Ingredients Jump to Instructions ↓

  1. 4 cups vegetable stock

  2. 1 pound carrots diced

  3. 1 bunch broccoli florets

  4. 1/2 head cauliflower florets

  5. 1 pound potatoes cut into bite sized pieces

  6. 1 each onion diced

  7. 1 teaspoon seasonings your favourite

  8. 1/2 teaspoon curry powder ground

  9. 1/8 teaspoon black pepper ground

  10. 1 can milk, skim, evaporated

  11. 1 x parsley leaves chopped

  12. 1 x croutons seasoned*

Instructions Jump to Ingredients ↑

  1. Over low heat in a soup pot, cook half of the carrots, half of the broccoli, potatoes, and onion in the broth for about an hour.

  2. Add milk and stir thoroughly.

  3. Puree half of the mixture in a blender until smooth, making sure you include a good amount of potatoes.

  4. Return to the pot.

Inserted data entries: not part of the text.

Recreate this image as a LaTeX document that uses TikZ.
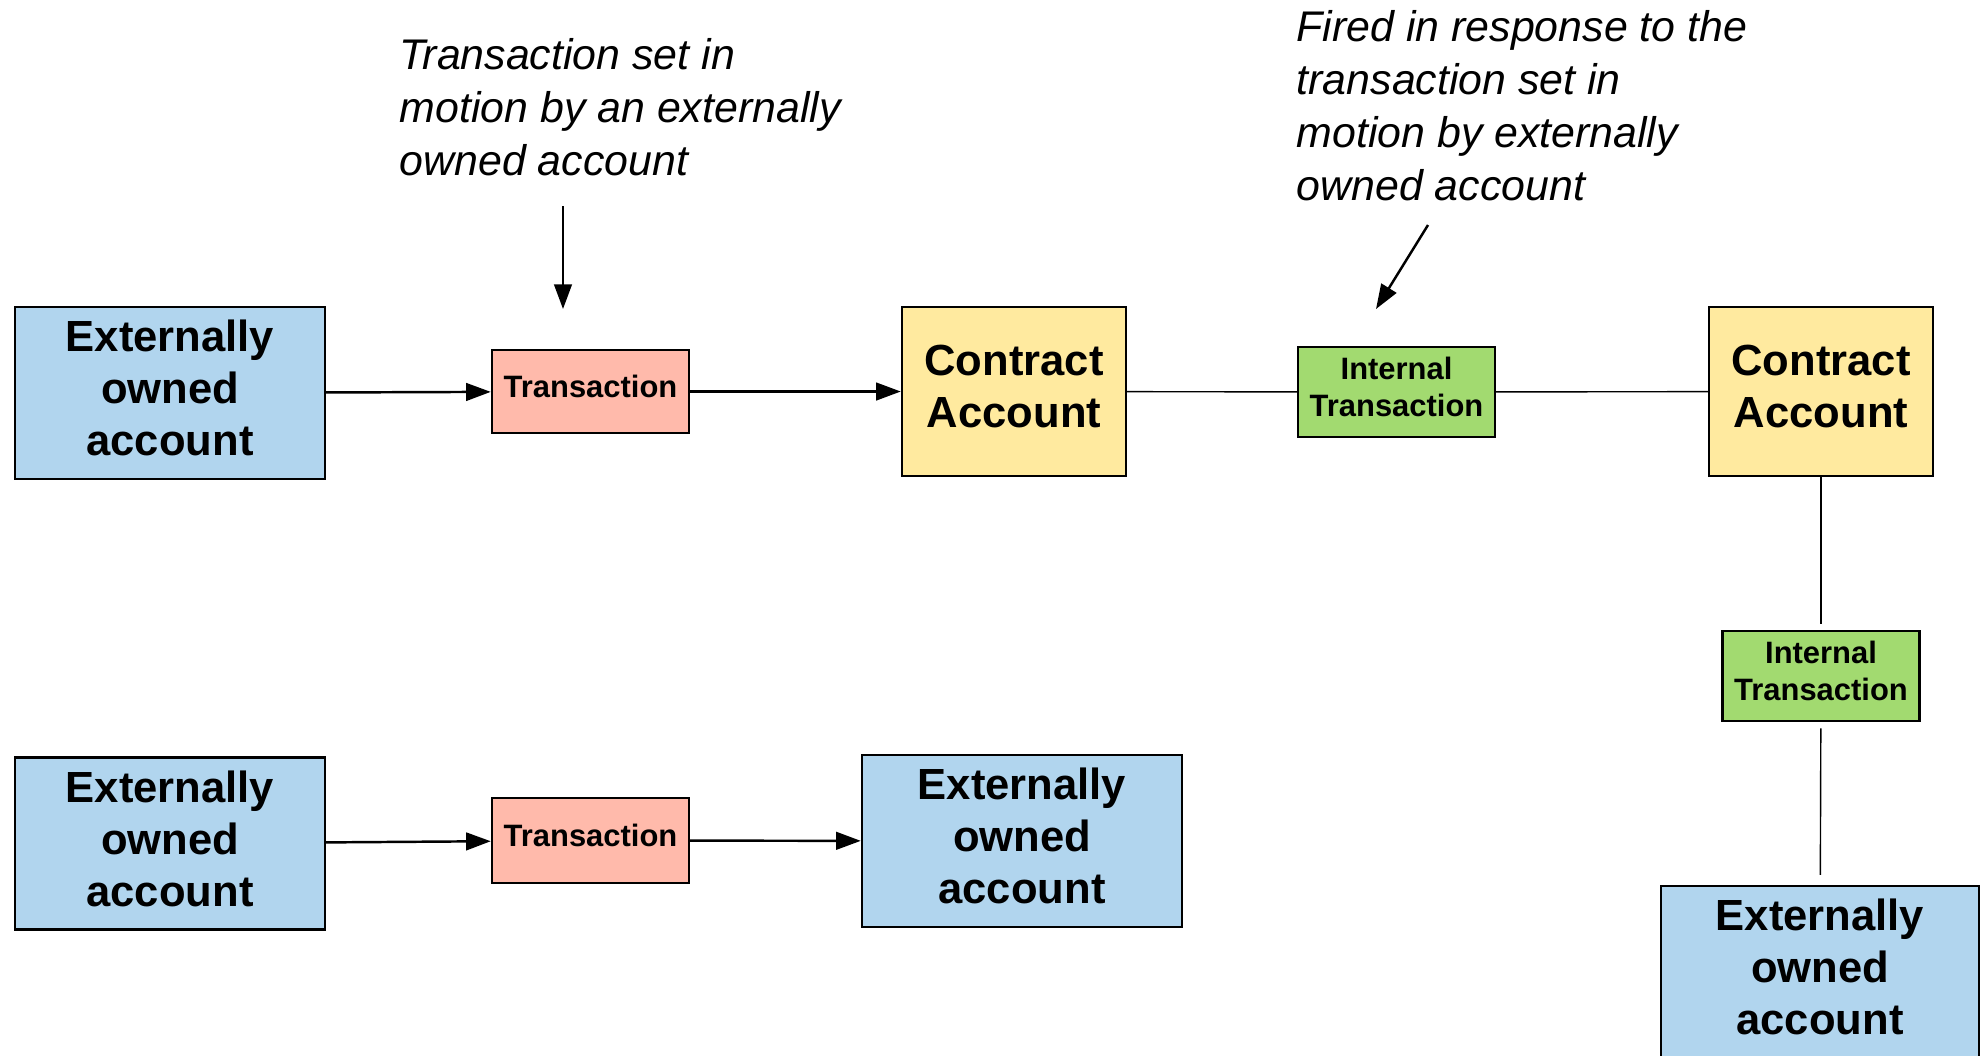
\documentclass[tikz,border=0pt]{standalone}
\usepackage{fontspec}
\setmainfont{Liberation Sans}
\usetikzlibrary{arrows.meta}
\definecolor{eoablue}{HTML}{B1D5EE}
\definecolor{cayellow}{HTML}{FFEA9F}
\definecolor{txpink}{HTML}{FFBAAB}
\definecolor{itgreen}{HTML}{A2DA70}
\tikzset{
  box/.style={draw=black, line width=0.7pt, align=center, inner sep=0pt, text depth=0.1cm},
  eoa/.style={box, fill=eoablue, minimum width=3.1cm, minimum height=1.72cm,
    font=\bfseries\fontsize{12.4}{14.8}\selectfont},
  ca/.style={box, fill=cayellow, minimum width=2.24cm, minimum height=1.69cm,
    font=\bfseries\fontsize{12.4}{14.8}\selectfont},
  tx/.style={box, fill=txpink, minimum width=1.97cm, minimum height=0.83cm,
    font=\bfseries\fontsize{8.8}{10.5}\selectfont},
  itx/.style={box, fill=itgreen, minimum width=1.97cm, minimum height=0.9cm,
    font=\bfseries\fontsize{8.8}{10.5}\selectfont},
  note/.style={align=left, inner sep=0pt, anchor=west,
    font=\itshape\fontsize{12.2}{15.1}\selectfont},
  flow/.style={line width=0.7pt, -{Triangle[length=7pt,width=5pt]}},
  link/.style={line width=0.4pt}
}
\begin{document}
\begin{tikzpicture}
\useasboundingbox (0,0) rectangle (19.8,-10.55);
%--- Top row: EOA -> transaction -> contract -> internal -> contract ---
\node[eoa] (eoaA) at (1.70,-3.93) {Externally\\owned\\account};
\node[tx] (txA) at (5.905,-3.915) {Transaction};
\node[ca] (caA) at (10.14,-3.915) {Contract\\Account};
\node[itx] (itA) at (13.965,-3.92) {Internal\\Transaction};
\node[ca] (caB) at (18.21,-3.915) {Contract\\Account};
%--- Right column, going down from the second contract ---
\node[itx] (itB) at (18.21,-6.76) {Internal\\Transaction};
\node[eoa, minimum width=3.18cm] (eoaD) at (18.20,-9.72) {Externally\\owned\\account};
%--- Bottom row: EOA -> transaction -> EOA ---
\node[eoa] (eoaB) at (1.70,-8.435) {Externally\\owned\\account};
\node[tx, minimum height=0.85cm] (txB) at (5.905,-8.405) {Transaction};
\node[eoa, minimum width=3.2cm] (eoaC) at (10.22,-8.41) {Externally\\owned\\account};
%--- Annotations ---
\node[note] (noteA) at (3.99,-1.07) {Transaction set in\\motion by an externally\\owned account};
\node[note] (noteB) at (12.96,-1.057) {Fired in response to the\\transaction set in\\motion by externally\\owned account};
\coordinate (tailA) at (5.63,-2.06);
\coordinate (tipA) at (5.63,-3.09);
\coordinate (tailB) at (14.28,-2.25);
\coordinate (tipB) at (13.76,-3.09);
% Connectors
\draw[flow] (eoaA) -- (txA);
\draw[flow] (txA) -- (caA);
\draw[link] (caA) -- (itA);
\draw[link] (itA) -- (caB);
\draw[link, shorten >=0.06cm] (caB) -- (itB);
\draw[link, shorten <=0.06cm, shorten >=0.1cm] (itB) -- (eoaD);
\draw[flow] (eoaB) -- (txB);
\draw[flow] (txB) -- (eoaC);
\draw[flow] (tailA) -- (tipA);
\draw[flow] (tailB) -- (tipB);
\end{tikzpicture}
\end{document}
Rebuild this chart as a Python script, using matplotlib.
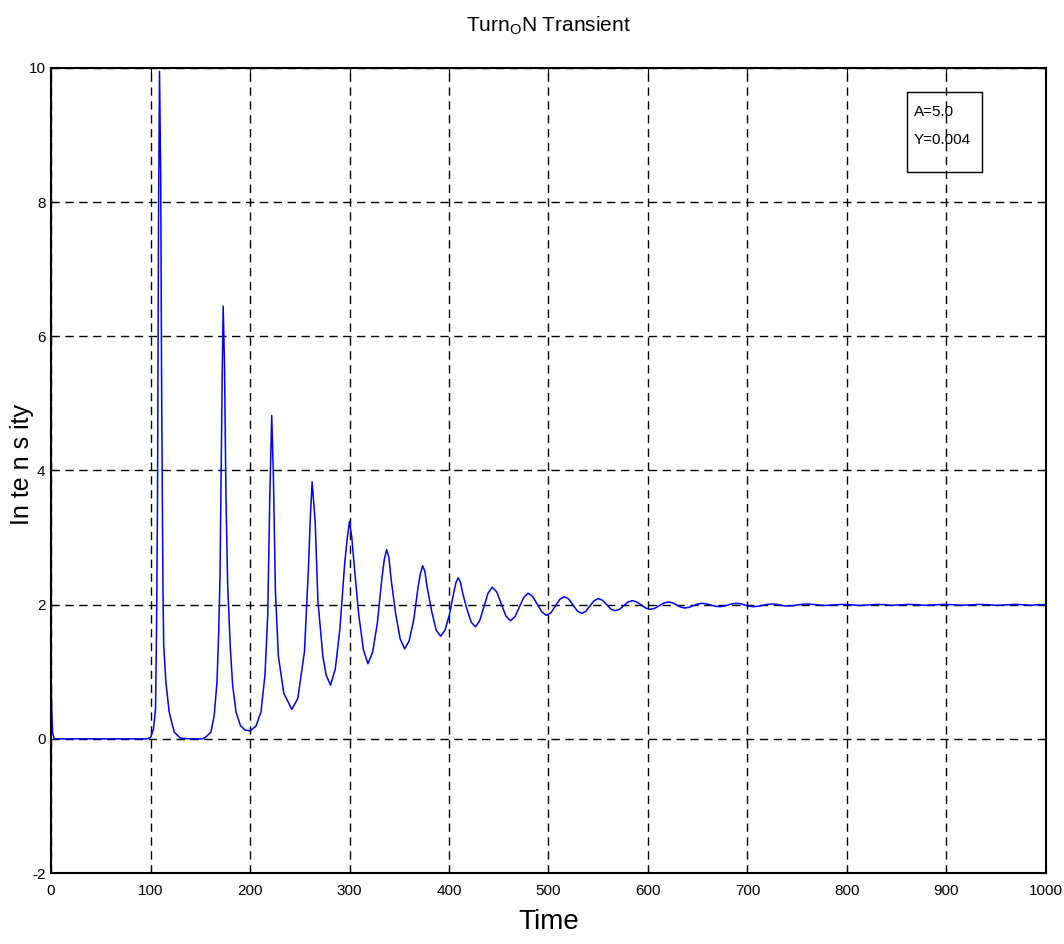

Add the seasonings and remainder of the carrots and broccoli and cook about 10 minutes longer.

  5. If you want it even thicker, add more potatoes, which you can also blend separately and add in.

  6. Serve hot, topped with parsley and seasoned croutons.

  7. If desired, add additional uncooked broccoli and carrots to the bowl just before serving or heating up.